● **WORK REQUIRED**
Scan the data beneath this task and copy each line that includes "chart".

● **GIVEN DATA**

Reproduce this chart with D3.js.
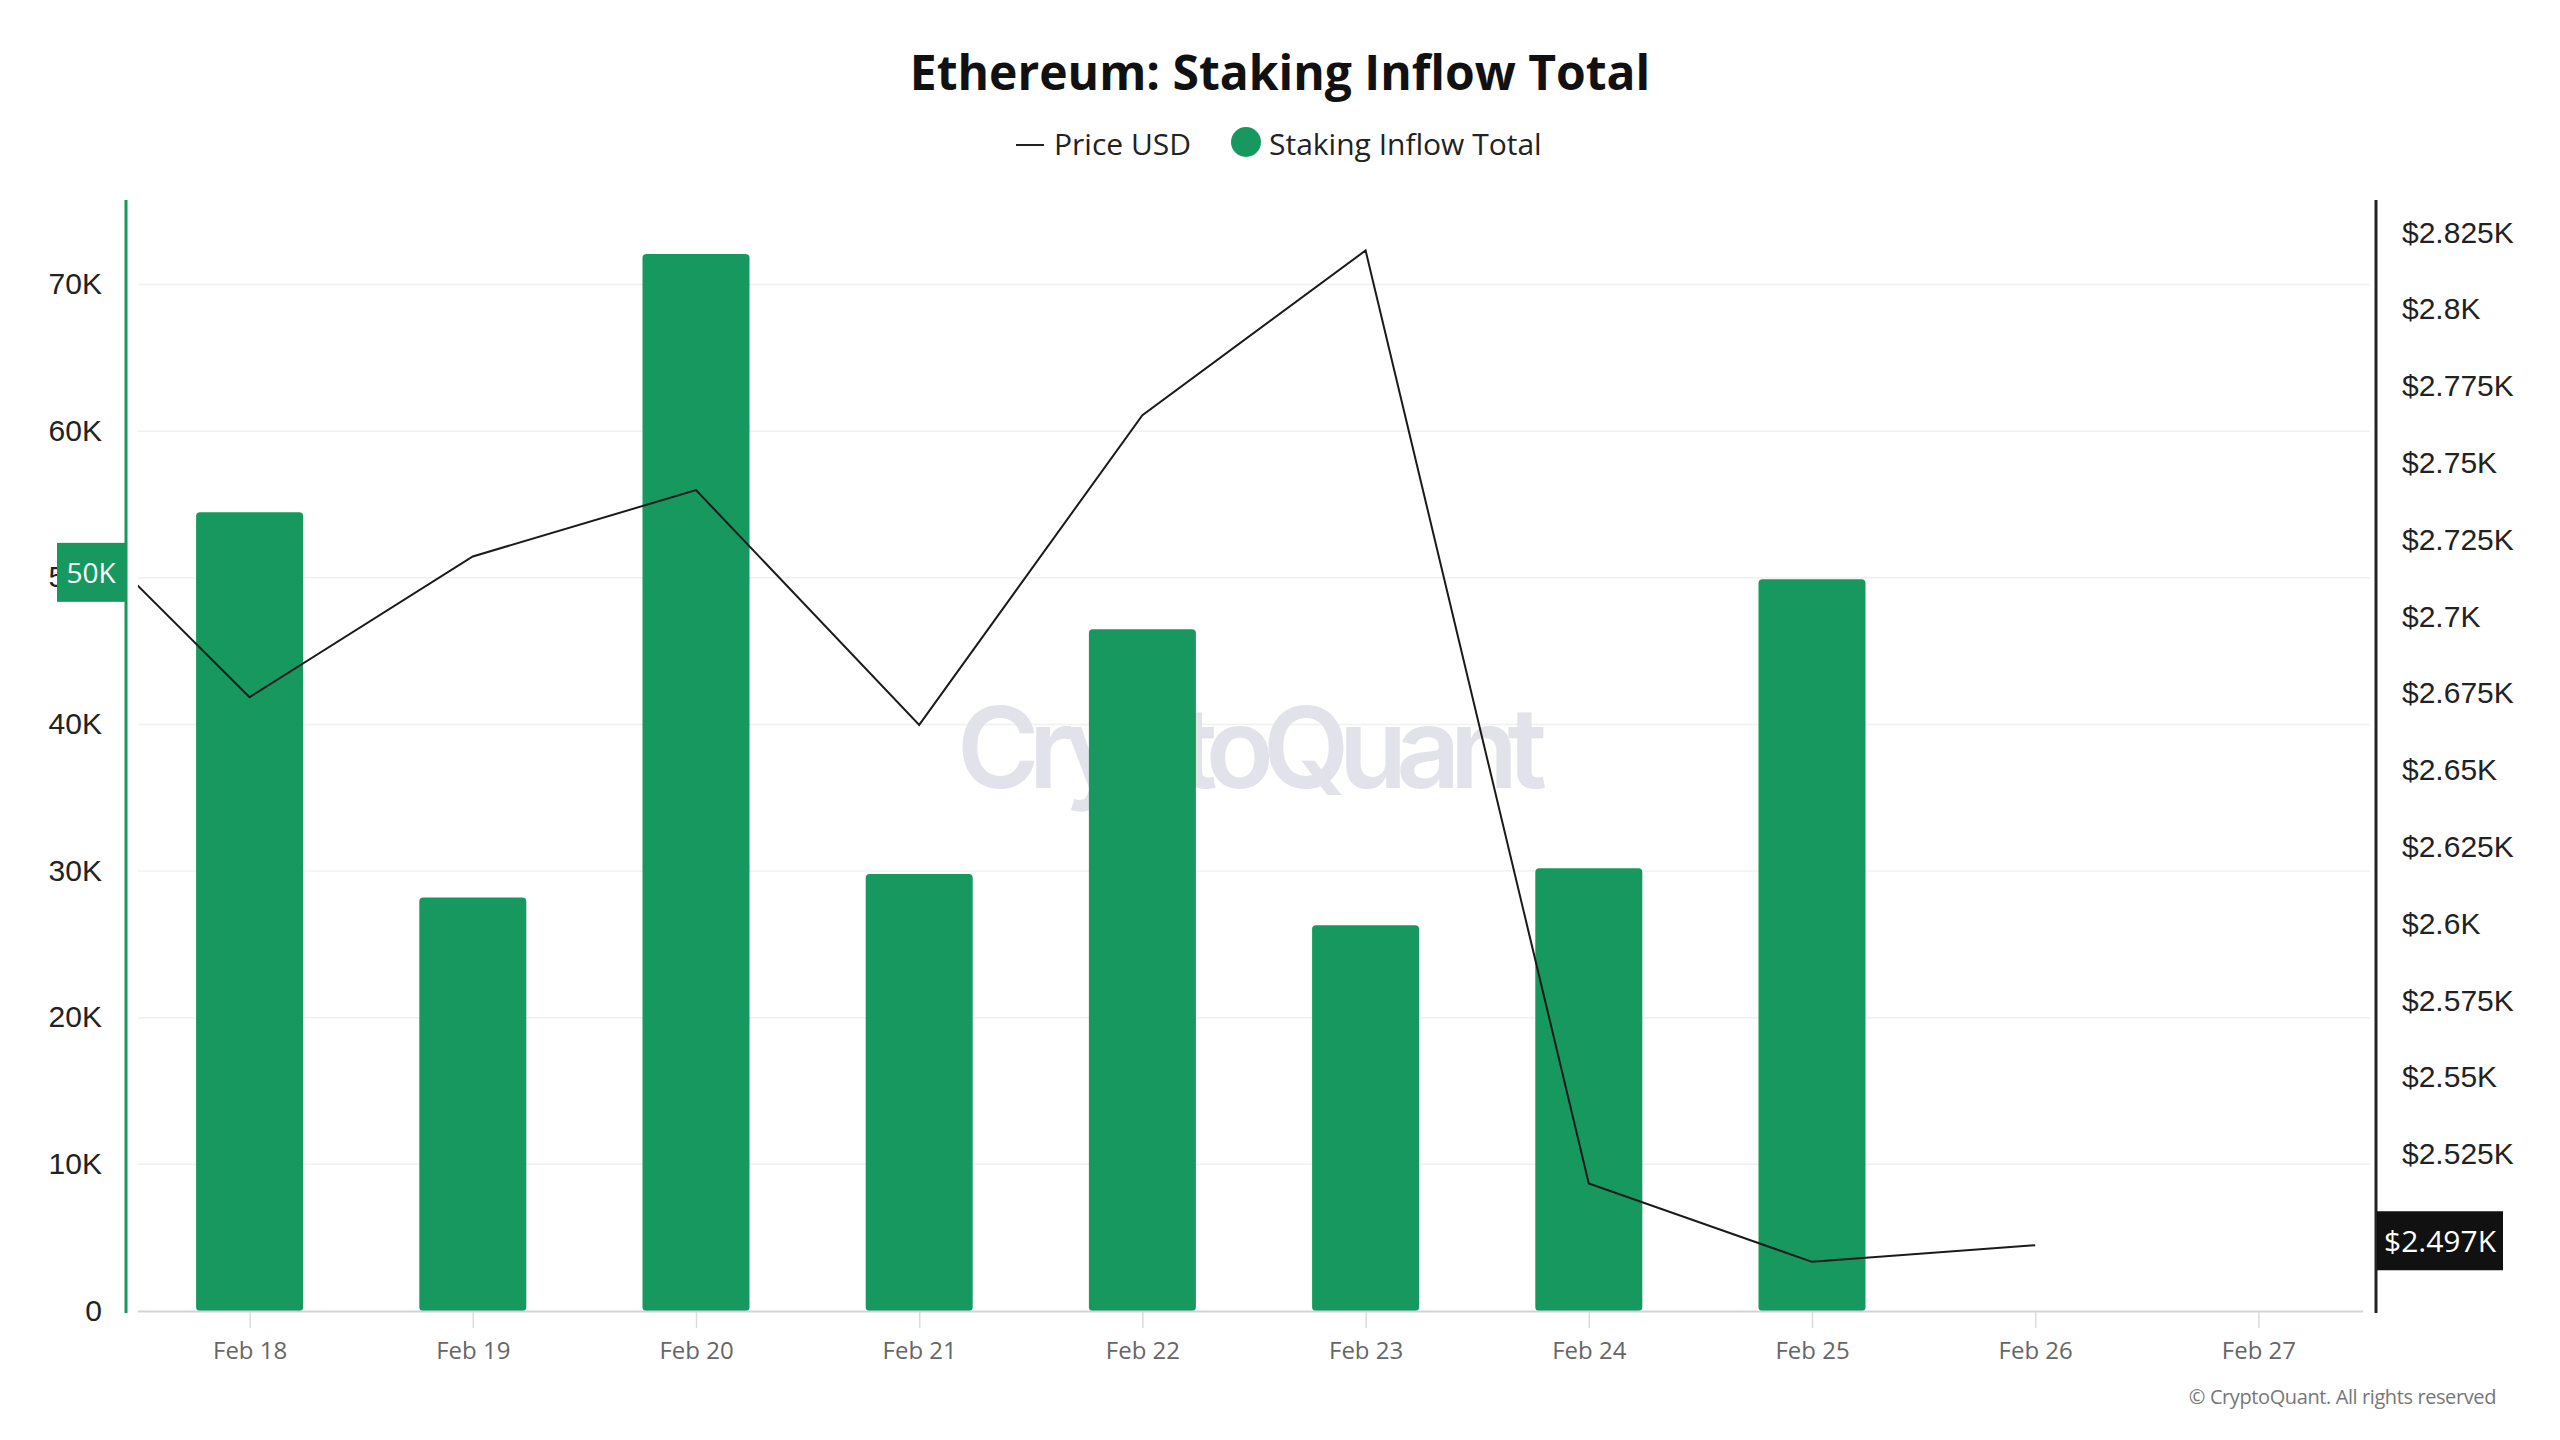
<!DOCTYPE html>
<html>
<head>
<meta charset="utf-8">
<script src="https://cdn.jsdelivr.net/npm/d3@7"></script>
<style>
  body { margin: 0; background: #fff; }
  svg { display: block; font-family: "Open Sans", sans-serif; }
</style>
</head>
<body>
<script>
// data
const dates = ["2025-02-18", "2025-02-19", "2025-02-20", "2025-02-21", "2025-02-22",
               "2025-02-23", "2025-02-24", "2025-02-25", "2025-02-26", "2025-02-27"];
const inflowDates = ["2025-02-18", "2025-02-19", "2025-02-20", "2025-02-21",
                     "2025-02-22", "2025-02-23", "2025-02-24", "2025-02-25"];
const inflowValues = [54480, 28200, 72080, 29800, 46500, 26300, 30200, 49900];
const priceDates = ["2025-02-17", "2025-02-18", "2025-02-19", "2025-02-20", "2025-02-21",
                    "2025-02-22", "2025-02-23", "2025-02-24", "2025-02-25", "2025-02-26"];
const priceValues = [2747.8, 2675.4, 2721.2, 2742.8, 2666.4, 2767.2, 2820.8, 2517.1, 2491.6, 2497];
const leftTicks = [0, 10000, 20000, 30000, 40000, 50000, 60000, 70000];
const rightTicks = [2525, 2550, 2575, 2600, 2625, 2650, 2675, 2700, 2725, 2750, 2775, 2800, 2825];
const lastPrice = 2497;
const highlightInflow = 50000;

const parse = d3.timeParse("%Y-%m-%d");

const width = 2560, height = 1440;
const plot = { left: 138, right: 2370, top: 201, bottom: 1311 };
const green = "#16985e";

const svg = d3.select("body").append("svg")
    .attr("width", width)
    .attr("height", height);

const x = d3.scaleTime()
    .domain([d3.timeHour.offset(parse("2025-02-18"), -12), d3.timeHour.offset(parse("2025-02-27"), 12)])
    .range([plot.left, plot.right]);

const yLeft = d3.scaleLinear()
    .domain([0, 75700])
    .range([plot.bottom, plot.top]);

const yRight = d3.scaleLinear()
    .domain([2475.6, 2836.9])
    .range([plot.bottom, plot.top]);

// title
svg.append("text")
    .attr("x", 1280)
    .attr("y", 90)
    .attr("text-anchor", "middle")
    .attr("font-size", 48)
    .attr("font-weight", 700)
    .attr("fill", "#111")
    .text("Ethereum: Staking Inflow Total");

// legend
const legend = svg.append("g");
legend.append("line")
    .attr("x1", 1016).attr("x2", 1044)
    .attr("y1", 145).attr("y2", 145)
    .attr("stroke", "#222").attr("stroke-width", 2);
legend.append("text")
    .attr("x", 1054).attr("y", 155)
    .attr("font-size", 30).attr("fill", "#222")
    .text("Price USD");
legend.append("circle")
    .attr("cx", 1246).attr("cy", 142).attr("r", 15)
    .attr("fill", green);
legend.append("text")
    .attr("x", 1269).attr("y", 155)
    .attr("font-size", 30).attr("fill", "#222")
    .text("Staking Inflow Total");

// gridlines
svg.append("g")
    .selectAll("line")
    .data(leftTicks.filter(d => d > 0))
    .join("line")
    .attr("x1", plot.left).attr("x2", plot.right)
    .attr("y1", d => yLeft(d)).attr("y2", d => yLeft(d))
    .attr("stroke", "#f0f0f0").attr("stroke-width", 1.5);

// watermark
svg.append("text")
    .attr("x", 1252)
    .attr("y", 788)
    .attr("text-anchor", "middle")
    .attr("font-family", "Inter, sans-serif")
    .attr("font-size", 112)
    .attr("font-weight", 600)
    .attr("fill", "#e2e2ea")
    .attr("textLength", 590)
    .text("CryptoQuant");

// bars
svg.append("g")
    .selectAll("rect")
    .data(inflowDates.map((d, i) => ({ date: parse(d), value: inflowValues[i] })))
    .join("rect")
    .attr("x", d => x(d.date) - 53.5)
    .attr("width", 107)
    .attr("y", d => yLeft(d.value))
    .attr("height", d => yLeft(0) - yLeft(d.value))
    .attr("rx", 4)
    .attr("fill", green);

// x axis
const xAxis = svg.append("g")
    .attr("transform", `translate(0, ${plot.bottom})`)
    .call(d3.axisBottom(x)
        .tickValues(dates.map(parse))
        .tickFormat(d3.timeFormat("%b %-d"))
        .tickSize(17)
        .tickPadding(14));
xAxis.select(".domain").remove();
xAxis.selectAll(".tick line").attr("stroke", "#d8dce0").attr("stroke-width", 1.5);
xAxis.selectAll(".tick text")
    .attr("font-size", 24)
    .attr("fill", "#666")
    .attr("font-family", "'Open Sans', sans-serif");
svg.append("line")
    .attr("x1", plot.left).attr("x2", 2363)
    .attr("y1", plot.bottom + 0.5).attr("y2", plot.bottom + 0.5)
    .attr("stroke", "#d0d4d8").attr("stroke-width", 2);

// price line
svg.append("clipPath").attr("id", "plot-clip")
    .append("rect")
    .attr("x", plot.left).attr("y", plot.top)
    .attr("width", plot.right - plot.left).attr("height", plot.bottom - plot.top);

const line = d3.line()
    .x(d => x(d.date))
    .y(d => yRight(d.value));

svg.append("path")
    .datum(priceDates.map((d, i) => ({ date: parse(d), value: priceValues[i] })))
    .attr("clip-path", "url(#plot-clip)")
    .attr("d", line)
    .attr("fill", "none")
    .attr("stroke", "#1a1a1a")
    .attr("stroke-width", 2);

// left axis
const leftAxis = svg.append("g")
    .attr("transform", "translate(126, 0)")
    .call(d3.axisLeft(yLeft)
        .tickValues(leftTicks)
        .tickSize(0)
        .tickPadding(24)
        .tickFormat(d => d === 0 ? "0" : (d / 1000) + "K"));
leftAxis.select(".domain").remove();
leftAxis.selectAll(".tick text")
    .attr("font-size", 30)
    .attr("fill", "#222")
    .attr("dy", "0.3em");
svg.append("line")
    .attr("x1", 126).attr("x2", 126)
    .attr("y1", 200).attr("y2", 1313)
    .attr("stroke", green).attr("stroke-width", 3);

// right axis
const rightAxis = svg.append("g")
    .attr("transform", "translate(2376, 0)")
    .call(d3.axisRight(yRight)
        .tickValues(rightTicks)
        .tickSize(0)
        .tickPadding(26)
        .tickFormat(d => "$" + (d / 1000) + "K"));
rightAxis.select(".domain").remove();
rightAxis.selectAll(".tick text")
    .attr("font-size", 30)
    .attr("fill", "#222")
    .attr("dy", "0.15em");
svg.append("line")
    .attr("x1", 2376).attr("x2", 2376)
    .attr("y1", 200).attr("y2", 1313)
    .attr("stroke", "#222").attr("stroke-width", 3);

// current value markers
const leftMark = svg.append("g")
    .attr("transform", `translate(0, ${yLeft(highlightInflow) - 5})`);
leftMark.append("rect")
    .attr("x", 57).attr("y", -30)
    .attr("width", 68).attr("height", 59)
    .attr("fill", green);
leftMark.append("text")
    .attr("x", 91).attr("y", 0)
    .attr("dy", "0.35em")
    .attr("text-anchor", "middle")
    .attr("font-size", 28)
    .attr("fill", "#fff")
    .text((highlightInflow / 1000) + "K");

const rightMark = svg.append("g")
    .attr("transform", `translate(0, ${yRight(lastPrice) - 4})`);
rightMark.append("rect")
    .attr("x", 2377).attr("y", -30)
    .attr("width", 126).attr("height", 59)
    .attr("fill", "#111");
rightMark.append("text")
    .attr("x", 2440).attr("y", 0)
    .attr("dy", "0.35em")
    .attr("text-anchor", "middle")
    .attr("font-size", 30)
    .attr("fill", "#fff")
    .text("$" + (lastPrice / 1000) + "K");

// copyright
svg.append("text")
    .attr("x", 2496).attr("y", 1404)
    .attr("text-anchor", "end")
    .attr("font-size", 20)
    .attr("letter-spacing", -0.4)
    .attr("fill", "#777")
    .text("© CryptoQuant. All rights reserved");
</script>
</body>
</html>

● **ANSWER TO THE PROBLEM**
Reproduce this chart with D3.js.

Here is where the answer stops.